While above guideline is still evolving, the bottom line is that we have to do all these activities to be able to successfully deliver the project. If you are able to think about estimate at the activity level and then you are able to visualize each and everything that you will be doing as part of that activity then I believe you will be almost there with accurate estimate. There may be variance of +/- 10%, which is most often acceptable in IT industry.

Let me give you an example of what do I mean when I say – you should be able to think at activity level and visualize each and every action within that activity. Say, my customer is saying that the application should work on all the browsers.

  1. First of all you need to quantify the word all. Get exact browser list from the customer and also make sure that you have got the right version.
  2. Remember that some of the browsers may not be supported in the technology that you are using and some of the browsers may have implemented something which is not part of the standard. Hence, there may be a situation that even though technology claim to be browser independent, you still need to make sure that you test the application on all the browser and if any issue arises, fix that issue. This will take time.
  3. If you don’t include testing the application on all the browser in your estimate, most likely you will not test the functionality on all the browser. When client tests the application, you will be on the back foot, because client already said it should work on all the browsers.
  4. Suppose if some of the browser in client’s list is hard to support, and if you could not visualize the possible issues then it may eat a lot of effort and your overall estimate will go for a toss. Hence, it is again important to be able to visualize clearly.

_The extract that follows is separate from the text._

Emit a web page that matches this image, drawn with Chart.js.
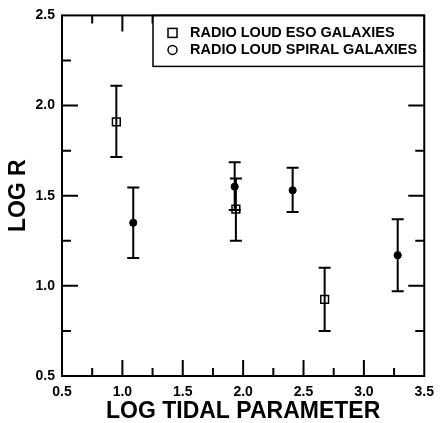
<!DOCTYPE html>
<html>
<head>
<meta charset="utf-8">
<script src="https://cdn.jsdelivr.net/npm/chart.js@4.4.1/dist/chart.umd.min.js"></script>
<style>
html,body{margin:0;padding:0;background:#fff;}
canvas{display:block;}
</style>
</head>
<body>
<canvas id="c" width="442" height="423"></canvas>
<script>
// ---- data ----
const esoLabel = 'RADIO LOUD ESO GALAXIES';
const esoX    = [0.95, 1.94, 2.675];
const esoY    = [1.91, 1.425, 0.925];
const esoHigh = [2.11, 1.595, 1.10];
const esoLow  = [1.715, 1.25, 0.75];

const spiralLabel = 'RADIO LOUD SPIRAL GALAXIES';
const spiralX    = [1.09, 1.93, 2.41, 3.28];
const spiralY    = [1.35, 1.55, 1.53, 1.17];
const spiralHigh = [1.545, 1.685, 1.655, 1.37];
const spiralLow  = [1.155, 1.42, 1.41, 0.97];

const xTickLabels = [0.5, 1.0, 1.5, 2.0, 2.5, 3.0, 3.5];
const yTickLabels = [0.5, 1.0, 1.5, 2.0, 2.5];
const xMinorTicks = [0.75, 1.25, 1.75, 2.25, 2.75, 3.25];
const yMinorTicks = [0.75, 1.25, 1.75, 2.25];

const xTitle = 'LOG TIDAL PARAMETER';
const yTitle = 'LOG R';

const FONT = "'Liberation Sans', Arial, Helvetica, sans-serif";

function pts(xs, ys, hi, lo) {
  return xs.map((x, i) => ({x: x, y: ys[i], yMax: hi[i], yMin: lo[i]}));
}

const errorBars = {
  id: 'errorBars',
  beforeDatasetsDraw(chart) {
    const ctx = chart.ctx, xs = chart.scales.x, ys = chart.scales.y;
    ctx.save();
    ctx.strokeStyle = '#000';
    ctx.lineWidth = 2;
    chart.data.datasets.forEach(ds => {
      ds.data.forEach(p => {
        const px = xs.getPixelForValue(p.x);
        const t = ys.getPixelForValue(p.yMax);
        const b = ys.getPixelForValue(p.yMin);
        ctx.beginPath();
        ctx.moveTo(px, t); ctx.lineTo(px, b);
        ctx.moveTo(px - 6, t); ctx.lineTo(px + 6, t);
        ctx.moveTo(px - 6, b); ctx.lineTo(px + 6, b);
        ctx.stroke();
      });
    });
    ctx.restore();
  }
};

const frame = {
  id: 'frame',
  afterDatasetsDraw(chart) {
    const ctx = chart.ctx, a = chart.chartArea;
    const xs = chart.scales.x, ys = chart.scales.y;
    ctx.save();
    ctx.strokeStyle = '#000';
    ctx.lineWidth = 2;
    ctx.beginPath();
    const tick = (vals, len) => {
      vals.forEach(v => {
        const px = xs.getPixelForValue(v);
        if (px > a.left + 1 && px < a.right - 1) {
          ctx.moveTo(px, a.bottom); ctx.lineTo(px, a.bottom - len);
          ctx.moveTo(px, a.top); ctx.lineTo(px, a.top + len);
        }
      });
    };
    const ytick = (vals, len) => {
      vals.forEach(v => {
        const py = ys.getPixelForValue(v);
        if (py > a.top + 1 && py < a.bottom - 1) {
          ctx.moveTo(a.left, py); ctx.lineTo(a.left + len, py);
          ctx.moveTo(a.right, py); ctx.lineTo(a.right - len, py);
        }
      });
    };
    tick(xTickLabels, 16); tick(xMinorTicks, 8);
    ytick(yTickLabels, 16); ytick(yMinorTicks, 9);
    ctx.stroke();

    // legend box
    const bx = 153, by = a.top, bw = a.right - bx, bh = 51;
    ctx.fillStyle = '#fff';
    ctx.fillRect(bx, by, bw, bh);
    ctx.lineWidth = 1.5;
    ctx.strokeRect(bx, by, bw, bh);

    ctx.lineWidth = 2;
    ctx.strokeRect(a.left, a.top, a.right - a.left, a.bottom - a.top);

    // legend entries
    ctx.lineWidth = 1.5;
    const l1 = by + 17.5, l2 = by + 34.5, sx = 172.5;
    ctx.strokeRect(sx - 4.5, l1 - 4.5, 9, 9);
    ctx.beginPath();
    ctx.arc(sx, l2, 4.5, 0, Math.PI * 2);
    ctx.stroke();
    ctx.fillStyle = '#000';
    ctx.font = 'bold 14.5px ' + FONT;
    ctx.textBaseline = 'middle';
    ctx.textAlign = 'left';
    ctx.fillText(chart.data.datasets[0].label, 190, l1);
    ctx.fillText(chart.data.datasets[1].label, 190, l2);
    ctx.restore();
  }
};

new Chart(document.getElementById('c'), {
  type: 'scatter',
  data: {
    datasets: [
      {
        label: esoLabel,
        data: pts(esoX, esoY, esoHigh, esoLow),
        pointStyle: 'rect',
        pointRadius: 5.5,
        borderColor: '#000',
        borderWidth: 1.5,
        backgroundColor: 'rgba(0,0,0,0)'
      },
      {
        label: spiralLabel,
        data: pts(spiralX, spiralY, spiralHigh, spiralLow),
        pointStyle: 'circle',
        pointRadius: 3.6,
        borderColor: '#000',
        borderWidth: 1,
        backgroundColor: '#000'
      }
    ]
  },
  options: {
    responsive: false,
    animation: false,
    devicePixelRatio: 1,
    layout: {padding: {left: 0, right: 14, top: 12, bottom: 0}},
    plugins: {legend: {display: false}, tooltip: {enabled: false}},
    scales: {
      x: {
        type: 'linear', min: 0.5, max: 3.5,
        afterBuildTicks: s => { s.ticks = xTickLabels.map(v => ({value: v})); },
        afterFit: s => { s.height = 47; },
        ticks: {
          callback: v => Number(v).toFixed(1),
          font: {family: FONT, size: 14, weight: 'bold'},
          color: '#000', padding: 8, maxRotation: 0, autoSkip: false
        },
        grid: {display: false, drawTicks: false},
        border: {display: false},
        title: {
          display: true, text: xTitle, color: '#000',
          font: {family: FONT, size: 23, weight: 'bold', lineHeight: 1.0},
          padding: 0
        }
      },
      y: {
        type: 'linear', min: 0.5, max: 2.5,
        afterBuildTicks: s => { s.ticks = yTickLabels.map(v => ({value: v})); },
        afterFit: s => { s.width = 62; },
        ticks: {
          callback: v => Number(v).toFixed(1),
          font: {family: FONT, size: 14, weight: 'bold'},
          color: '#000', padding: 7, autoSkip: false
        },
        grid: {display: false, drawTicks: false},
        border: {display: false},
        title: {
          display: true, text: yTitle, color: '#000',
          font: {family: FONT, size: 23, weight: 'bold', lineHeight: 1.2},
          padding: {top: 5, bottom: 0}
        }
      }
    }
  },
  plugins: [errorBars, frame]
});
</script>
</body>
</html>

Overall, we need to understand that estimation is not a process which will give you precise number. However, as a professional we need to use scientific tools, historical information, our own experience and help from knowledgeable person to make sure that we come up with an estimate which is close to the actual numbers. Once the estimates are given on certain basis, we must be able to defend it and whenever any change occur, we must go back and review it. Remember, you don’t want to overestimate and lose the project and at the same time you must not underestimate and put your company in loss. Hence, estimation is a key area where you must keep on improving and try to reduce the variance as much as you can.